The Devils from director Ken Russell is the type of movie that would have been catnip to me as a child. The 1971 film was originally abandoned by United Artists who felt it was too extreme in nature. Once Warner Brothers did release the movie, it was given the dreaded X rating in the United Kingdom and United States. Various cuts have been released with horror streaming service Shudder currently showing the 109 minute U.S. version. It is regarded as one of the most controversial movies of all time.
The film is about a Roman Catholic priest named Urbain Grandier (Oliver Reed) who is inadvertently accused of witchcraft by a sexually repressed nun named Sister Jeanne des Anges. (Vanessa Redgrave) This leads to a series of events that include torture, orgies, and death. It is no wonder the film was banned in some countries until this century.
Abuse of power and mass hysteria are majors theme of The Devils. This is seen most obviously in the trial against Grandier. Logic and sanity are thrown out as he is publicly shamed, obvious lies are taken as truth, and he is eventually burned at the stake. The madness continues even when the authenticity of the possessions are called into question.
These scenes are a direct parallel to today’s world. On a daily basis, rumors are spread online. In many cases, they are malicious and nonsensical, yet this does not report many from repeating them as gospel. This is the case even when the story has been discredited through truth. One only look at the previous Presidential Administration in the United States for examples.
The Devils also tackles sexual repression head on. On the surface, this may not seem relatable in today’s world. While there is still room to grow, there is more open dialogue now than there ever was about sexuality. Russell seems more like a provocateur who is using sex to overheat his audience instead of promote genuine conversation.
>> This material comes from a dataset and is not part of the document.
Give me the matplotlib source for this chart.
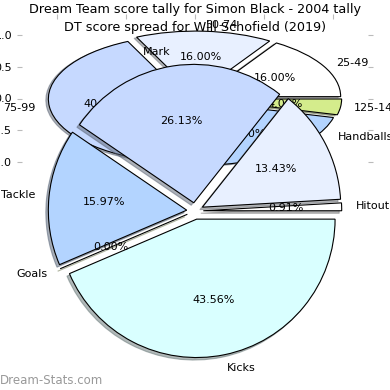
import matplotlib
matplotlib.use("Agg")
import matplotlib.pyplot as plt

# Simon Black 2004 DT score tally (percent of points)
stat_labels = ["Kicks", "Goals", "Tackle", "Mark", "Handballs", "Hitout"]
stat_values = [43.56, 0.00, 15.97, 26.13, 13.43, 0.91]
stat_colors = ["#d9ffff", "#d4ec8c", "#b3d4ff", "#c6d9ff", "#e8f0ff", "#ffffff"]

# Will Schofield 2019 score spread
spread_labels = ["25-49", "50-74", "75-99", "100-124", "125-149"]
spread_values = [16.0, 16.0, 40.0, 24.0, 4.0]
spread_colors = ["#ffffff", "#e8f0ff", "#c6d9ff", "#b3d4ff", "#d4ec8c"]

ticks = [-1.0, -0.5, 0.0, 0.5, 1.0]
shadow_style = {"ox": -0.013, "oy": -0.013, "shade": 0.55}

fig = plt.figure(figsize=(3.9, 3.9), dpi=100)

# second chart, squashed into the top half
ax2 = fig.add_axes([22 / 390, 1 - 178 / 390, 346 / 390, 159 / 390])
ax2.pie(spread_values, labels=spread_labels, colors=spread_colors,
        explode=[0.06] * len(spread_values), autopct="%1.2f%%",
        shadow=shadow_style, counterclock=True, startangle=0,
        wedgeprops={"edgecolor": "black", "linewidth": 0.8},
        textprops={"fontsize": 8})
ax2.set_aspect("auto")
ax2.set_xlim(-1.25, 1.25)
ax2.set_ylim(-1.25, 1.25)
ax2.set_yticks(ticks)
ax2.set_xticks(ticks)
ax2.tick_params(axis="both", color="#bbbbbb", labelsize=8, length=3.5,
                left=True, right=True, top=True, bottom=False,
                labelleft=True, labelbottom=False)

# first chart on top
ax1 = fig.add_axes([22 / 390, 6 / 390, 346 / 390, 346 / 390])
ax1.pie(stat_values, labels=stat_labels, colors=stat_colors,
        explode=[0.06] * len(stat_values), autopct="%1.2f%%",
        shadow=shadow_style, counterclock=False, startangle=0,
        wedgeprops={"edgecolor": "black", "linewidth": 0.8},
        textprops={"fontsize": 8})
ax1.set_xlim(-1.25, 1.25)
ax1.set_ylim(-1.25, 1.25)
ax1.patch.set_visible(False)

fig.text(0.5, 1 - 10 / 390, "Dream Team score tally for Simon Black - 2004 tally",
         ha="center", va="center", fontsize=9.2)
fig.text(0.5, 1 - 27 / 390, "DT score spread for Will Schofield (2019)",
         ha="center", va="center", fontsize=9.2)
fig.text(0.0, 1 - 380 / 390, "Dream-Stats.com", ha="left", va="center",
         fontsize=8.5, color="#999999")

fig.savefig("out.png", dpi=100)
That is the genius of the film. It knows how to mix in the in your face nature of the farcical trials with the more subtle approach it takes towards sex. This is not to say The Devils is coy in its handling of sexual relations. In truth, it is bawdy and lewd. What makes the movie relevant today is its willingness to discuss these issues. The country was going through a big change regarding rights of women and minorities in the early 1970s. For women, this meant putting them in more action oriented roles while still objectifying them.
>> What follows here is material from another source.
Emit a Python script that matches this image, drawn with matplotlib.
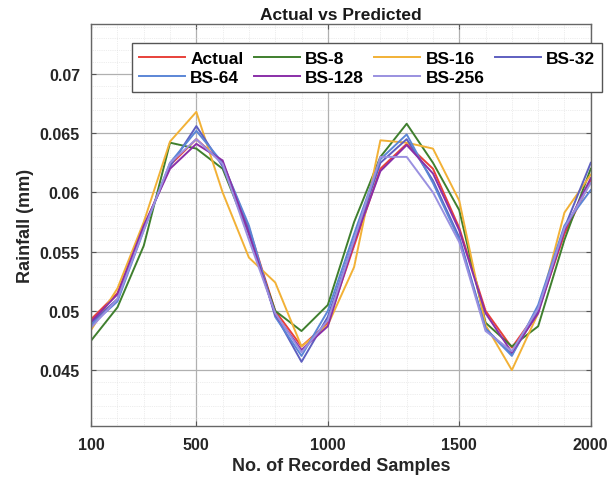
import numpy as np
import matplotlib
matplotlib.use("Agg")
import matplotlib.pyplot as plt
from matplotlib.ticker import MultipleLocator, FixedLocator

plt.rcParams['font.family'] = ['Liberation Sans', 'DejaVu Sans']

samples = np.arange(100, 2001, 100)

actual = [0.0493, 0.0515, 0.0570, 0.0623, 0.0645, 0.0625, 0.0570, 0.0500, 0.0470, 0.0490,
          0.0555, 0.0620, 0.0641, 0.0620, 0.0570, 0.0500, 0.0469, 0.0500, 0.0565, 0.0610]
bs8 = [0.0475, 0.0503, 0.0555, 0.0642, 0.0637, 0.0620, 0.0565, 0.0500, 0.0483, 0.0505,
       0.0575, 0.0630, 0.0658, 0.0625, 0.0585, 0.0490, 0.0470, 0.0487, 0.0560, 0.0620]
bs16 = [0.0484, 0.0519, 0.0575, 0.0643, 0.0668, 0.0600, 0.0545, 0.0524, 0.0470, 0.0488,
        0.0537, 0.0644, 0.0642, 0.0637, 0.0593, 0.0488, 0.0450, 0.0498, 0.0583, 0.0615]
bs32 = [0.0490, 0.0510, 0.0570, 0.0622, 0.0656, 0.0622, 0.0568, 0.0497, 0.0457, 0.0495,
        0.0560, 0.0625, 0.0645, 0.0610, 0.0562, 0.0485, 0.0463, 0.0500, 0.0570, 0.0625]
bs64 = [0.0488, 0.0508, 0.0568, 0.0625, 0.0652, 0.0625, 0.0572, 0.0495, 0.0462, 0.0500,
        0.0565, 0.0628, 0.0649, 0.0608, 0.0560, 0.0485, 0.0462, 0.0505, 0.0572, 0.0602]
bs128 = [0.0491, 0.0514, 0.0572, 0.0620, 0.0641, 0.0627, 0.0565, 0.0497, 0.0467, 0.0487,
         0.0558, 0.0618, 0.0640, 0.0616, 0.0568, 0.0498, 0.0465, 0.0498, 0.0568, 0.0612]
bs256 = [0.0486, 0.0510, 0.0568, 0.0625, 0.0645, 0.0624, 0.0560, 0.0498, 0.0465, 0.0492,
         0.0560, 0.0630, 0.0630, 0.0600, 0.0558, 0.0483, 0.0466, 0.0502, 0.0570, 0.0608]

labels = ['Actual', 'BS-8', 'BS-16', 'BS-32', 'BS-64', 'BS-128', 'BS-256']
series = [actual, bs8, bs16, bs32, bs64, bs128, bs256]
colors = ['#e8413a', '#3f7f2e', '#f2b136', '#5e5fc0', '#5b86d6', '#8a2fa8', '#9a90e0']

fig = plt.figure(figsize=(6.16, 4.85), dpi=100)
ax = fig.add_axes([0.148, 0.120, 0.811, 0.828])

lines = []
for y, lab, c in zip(series, labels, colors):
    ln, = ax.plot(samples, y, color=c, linewidth=1.4, label=lab)
    lines.append(ln)

ax.set_xlim(100, 2000)
ax.set_ylim(0.0403, 0.0742)
ax.xaxis.set_major_locator(FixedLocator([100, 500, 1000, 1500, 2000]))
ax.xaxis.set_minor_locator(MultipleLocator(100))
ax.yaxis.set_major_locator(FixedLocator([0.045, 0.05, 0.055, 0.06, 0.065, 0.07]))
ax.yaxis.set_minor_locator(MultipleLocator(0.001))
ax.set_yticklabels(['0.045', '0.05', '0.055', '0.06', '0.065', '0.07'])

ax.grid(which='major', color='#b0b0b0', linewidth=0.9)
ax.grid(which='minor', color='#dcdcdc', linewidth=0.5, linestyle=':')
ax.set_axisbelow(True)
ax.tick_params(which='both', direction='in', top=True, right=True, colors='#555555',
               labelcolor='#262626', labelsize=11.5, pad=8)
ax.tick_params(which='minor', length=0)
for lab in ax.get_xticklabels() + ax.get_yticklabels():
    lab.set_fontweight('bold')
for s in ax.spines.values():
    s.set_color('#666666')
    s.set_linewidth(1.0)

ax.set_xlabel('No. of Recorded Samples', fontsize=13, fontweight='bold', color='#262626')
ax.set_ylabel('Rainfall (mm)', fontsize=13, fontweight='bold', color='#262626')
ax.set_title('Actual vs Predicted', fontsize=12.5, fontweight='bold', color='#1a1a1a', pad=4)

# legend fills by column, so reorder to get row-wise layout
order = [0, 4, 1, 5, 2, 6, 3]
ax.legend([lines[i] for i in order], [labels[i] for i in order],
          loc='upper left', bbox_to_anchor=(0.082, 0.952), ncol=4,
          prop={'weight': 'bold', 'size': 12.5}, frameon=True, fancybox=False,
          edgecolor='#555555', framealpha=1.0, handlelength=2.65, handletextpad=0.3,
          columnspacing=0.6, borderpad=0.4, labelspacing=0.25, borderaxespad=0)

fig.savefig('out.png', dpi=100)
The Devils decides to play with the idea of the demure woman. Going beyond the “women also get horny” trope that was considered progress (the sad thing is, comparatively speaking, it was), the story visits the idea of sexual obsession and manipulation. This is a topic that can be played out in a number of different ways in a modern film. Unfortunately, the current news cycles is filled with stories of public figures being stalked through social media. This sometimes leads to dangerous real life encounters.
Even more telling is how the men in power in The Devils use other women’s words against them to control the narrative. When Anges decides to tell Father Mignon about Grandier’s secret marriage, she makes a passing comment about possession. The union is largely ignored while a “professional witch hunter” uses Anges to obtain evidence that Grandier is in league with the Devil.
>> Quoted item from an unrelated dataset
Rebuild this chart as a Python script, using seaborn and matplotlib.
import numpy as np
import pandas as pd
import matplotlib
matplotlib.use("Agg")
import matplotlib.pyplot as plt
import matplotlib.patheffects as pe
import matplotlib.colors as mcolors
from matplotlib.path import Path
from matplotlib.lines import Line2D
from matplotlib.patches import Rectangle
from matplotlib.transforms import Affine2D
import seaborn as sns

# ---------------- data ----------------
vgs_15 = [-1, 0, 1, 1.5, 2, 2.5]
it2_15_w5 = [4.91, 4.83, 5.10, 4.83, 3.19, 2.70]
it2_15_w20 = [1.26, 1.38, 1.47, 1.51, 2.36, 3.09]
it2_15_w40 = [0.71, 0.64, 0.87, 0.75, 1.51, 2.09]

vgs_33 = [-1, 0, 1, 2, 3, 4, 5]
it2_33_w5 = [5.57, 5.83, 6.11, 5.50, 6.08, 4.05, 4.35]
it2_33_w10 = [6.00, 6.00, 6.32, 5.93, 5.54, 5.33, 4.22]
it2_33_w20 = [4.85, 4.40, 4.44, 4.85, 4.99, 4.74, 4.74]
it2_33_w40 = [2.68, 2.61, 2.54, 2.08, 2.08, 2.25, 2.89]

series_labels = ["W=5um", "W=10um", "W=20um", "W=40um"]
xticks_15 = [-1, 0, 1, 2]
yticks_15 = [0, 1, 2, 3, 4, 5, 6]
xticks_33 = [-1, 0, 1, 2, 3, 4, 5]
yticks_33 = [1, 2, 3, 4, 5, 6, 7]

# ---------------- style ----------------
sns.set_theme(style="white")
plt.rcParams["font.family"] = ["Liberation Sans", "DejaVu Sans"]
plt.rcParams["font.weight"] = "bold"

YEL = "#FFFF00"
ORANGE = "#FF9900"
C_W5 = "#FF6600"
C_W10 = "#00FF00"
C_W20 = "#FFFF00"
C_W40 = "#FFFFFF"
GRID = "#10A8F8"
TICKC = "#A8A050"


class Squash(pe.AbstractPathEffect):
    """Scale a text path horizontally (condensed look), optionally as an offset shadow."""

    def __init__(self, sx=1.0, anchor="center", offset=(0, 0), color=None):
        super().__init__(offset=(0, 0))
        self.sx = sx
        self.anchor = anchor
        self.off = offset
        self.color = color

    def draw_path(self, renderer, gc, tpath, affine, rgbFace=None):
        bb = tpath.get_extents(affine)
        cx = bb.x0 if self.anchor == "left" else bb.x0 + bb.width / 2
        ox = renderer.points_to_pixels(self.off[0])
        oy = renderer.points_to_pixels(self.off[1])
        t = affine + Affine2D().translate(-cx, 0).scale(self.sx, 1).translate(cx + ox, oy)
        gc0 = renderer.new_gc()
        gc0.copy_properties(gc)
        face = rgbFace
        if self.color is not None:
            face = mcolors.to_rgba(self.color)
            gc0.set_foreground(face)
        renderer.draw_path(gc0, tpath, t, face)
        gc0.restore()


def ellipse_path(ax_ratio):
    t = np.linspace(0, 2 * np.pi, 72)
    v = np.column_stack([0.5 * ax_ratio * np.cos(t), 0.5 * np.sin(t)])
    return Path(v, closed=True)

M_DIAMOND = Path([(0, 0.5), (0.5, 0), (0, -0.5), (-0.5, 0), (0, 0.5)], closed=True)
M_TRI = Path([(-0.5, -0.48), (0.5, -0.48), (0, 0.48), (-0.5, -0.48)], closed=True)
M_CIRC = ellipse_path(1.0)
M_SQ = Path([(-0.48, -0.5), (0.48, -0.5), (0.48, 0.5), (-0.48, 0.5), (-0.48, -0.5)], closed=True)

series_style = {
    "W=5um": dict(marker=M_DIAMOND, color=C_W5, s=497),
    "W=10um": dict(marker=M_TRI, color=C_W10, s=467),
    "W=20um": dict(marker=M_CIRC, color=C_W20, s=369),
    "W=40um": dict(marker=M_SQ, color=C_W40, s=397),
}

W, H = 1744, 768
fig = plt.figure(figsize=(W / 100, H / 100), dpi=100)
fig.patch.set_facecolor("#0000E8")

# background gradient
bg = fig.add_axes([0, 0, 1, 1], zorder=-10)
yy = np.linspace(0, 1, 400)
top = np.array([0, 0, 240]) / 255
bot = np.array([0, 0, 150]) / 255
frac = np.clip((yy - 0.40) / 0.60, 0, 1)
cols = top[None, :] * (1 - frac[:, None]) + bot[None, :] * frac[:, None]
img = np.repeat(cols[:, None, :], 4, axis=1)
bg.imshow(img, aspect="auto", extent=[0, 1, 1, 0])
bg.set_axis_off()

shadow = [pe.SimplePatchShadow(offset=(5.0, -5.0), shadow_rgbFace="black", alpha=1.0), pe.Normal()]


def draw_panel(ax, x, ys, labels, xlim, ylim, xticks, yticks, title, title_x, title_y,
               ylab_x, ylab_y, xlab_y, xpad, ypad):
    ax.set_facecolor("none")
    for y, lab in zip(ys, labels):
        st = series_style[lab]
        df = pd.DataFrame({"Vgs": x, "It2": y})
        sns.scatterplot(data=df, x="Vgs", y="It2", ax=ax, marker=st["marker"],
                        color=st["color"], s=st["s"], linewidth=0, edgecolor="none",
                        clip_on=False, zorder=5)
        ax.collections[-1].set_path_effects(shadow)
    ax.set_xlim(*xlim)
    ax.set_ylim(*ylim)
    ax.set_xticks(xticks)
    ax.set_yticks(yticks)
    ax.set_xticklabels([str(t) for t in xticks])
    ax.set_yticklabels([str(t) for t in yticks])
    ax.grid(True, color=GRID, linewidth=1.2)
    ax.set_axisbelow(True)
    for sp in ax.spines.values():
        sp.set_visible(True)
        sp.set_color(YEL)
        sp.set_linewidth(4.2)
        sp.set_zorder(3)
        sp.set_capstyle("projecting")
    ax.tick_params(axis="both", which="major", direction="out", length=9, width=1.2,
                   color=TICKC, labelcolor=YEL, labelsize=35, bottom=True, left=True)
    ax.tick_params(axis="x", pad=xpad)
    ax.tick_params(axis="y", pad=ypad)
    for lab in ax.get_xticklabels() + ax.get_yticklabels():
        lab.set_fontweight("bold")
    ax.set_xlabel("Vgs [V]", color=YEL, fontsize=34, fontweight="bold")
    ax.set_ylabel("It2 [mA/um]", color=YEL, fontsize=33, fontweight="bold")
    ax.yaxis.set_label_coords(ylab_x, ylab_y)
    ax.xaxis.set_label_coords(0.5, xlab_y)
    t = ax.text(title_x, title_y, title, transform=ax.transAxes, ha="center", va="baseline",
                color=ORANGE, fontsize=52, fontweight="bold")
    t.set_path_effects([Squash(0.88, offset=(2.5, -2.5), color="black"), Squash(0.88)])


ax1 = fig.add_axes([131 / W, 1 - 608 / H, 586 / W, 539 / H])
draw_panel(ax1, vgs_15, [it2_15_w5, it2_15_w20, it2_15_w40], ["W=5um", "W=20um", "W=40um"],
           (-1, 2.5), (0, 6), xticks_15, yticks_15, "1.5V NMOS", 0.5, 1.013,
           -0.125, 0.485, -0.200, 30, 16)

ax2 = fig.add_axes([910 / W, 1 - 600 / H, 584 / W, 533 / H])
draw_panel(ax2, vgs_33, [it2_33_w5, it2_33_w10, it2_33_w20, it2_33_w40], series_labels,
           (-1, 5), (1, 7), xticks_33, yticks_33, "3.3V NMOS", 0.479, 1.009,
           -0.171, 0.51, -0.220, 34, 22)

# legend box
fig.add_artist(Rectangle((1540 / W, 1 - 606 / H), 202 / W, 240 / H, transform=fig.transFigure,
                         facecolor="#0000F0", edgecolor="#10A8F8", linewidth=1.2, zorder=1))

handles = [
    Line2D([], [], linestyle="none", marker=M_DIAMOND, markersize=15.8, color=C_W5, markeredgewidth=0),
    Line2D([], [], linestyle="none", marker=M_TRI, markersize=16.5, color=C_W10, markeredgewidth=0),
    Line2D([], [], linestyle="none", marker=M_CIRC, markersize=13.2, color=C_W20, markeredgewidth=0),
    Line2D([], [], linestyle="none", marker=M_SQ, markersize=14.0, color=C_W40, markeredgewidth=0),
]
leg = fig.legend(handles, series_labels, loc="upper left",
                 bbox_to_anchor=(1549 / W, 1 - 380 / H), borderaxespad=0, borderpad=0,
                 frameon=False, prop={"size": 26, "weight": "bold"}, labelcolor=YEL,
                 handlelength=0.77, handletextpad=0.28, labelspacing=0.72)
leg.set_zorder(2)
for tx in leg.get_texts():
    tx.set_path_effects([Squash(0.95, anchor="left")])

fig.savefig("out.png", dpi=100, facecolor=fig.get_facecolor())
These moments are some of the most sickening in the film. Anges is physically abused and psychologically broken down in order to demean her and get her to say what is “right”. At the end of The Devils, she is looked at as being demented for stating Grandier is innocent and placed in an asylum.
There is more conversation now regarding sexual assault, but much of what occurs in The Devils still rings true today. As much as many will spout it is important to believe all women, there are still those who only believe women who say what they want to hear. Victims are often painted as liars, manipulative, and somehow putting themselves in harm’s way. There are even some states that legitimize sexual assault by stating it is consensual if the victim willingly got drunk.
Even the best films from the past find it difficult to stay relevant decades later. They may be entertaining to watch, but they are also tied to a certain period. They are timeless due to the quality of work or superficial themes like “love”. This is not a bad thing; it is the nature of art. The Devils manages to be the rare older movie that can hold up a mirror up to modern society. Its open approach to sexuality and its commentary on public frenzy are reflected in the headlines of the day. It is just as important and controversial now as it ever has been.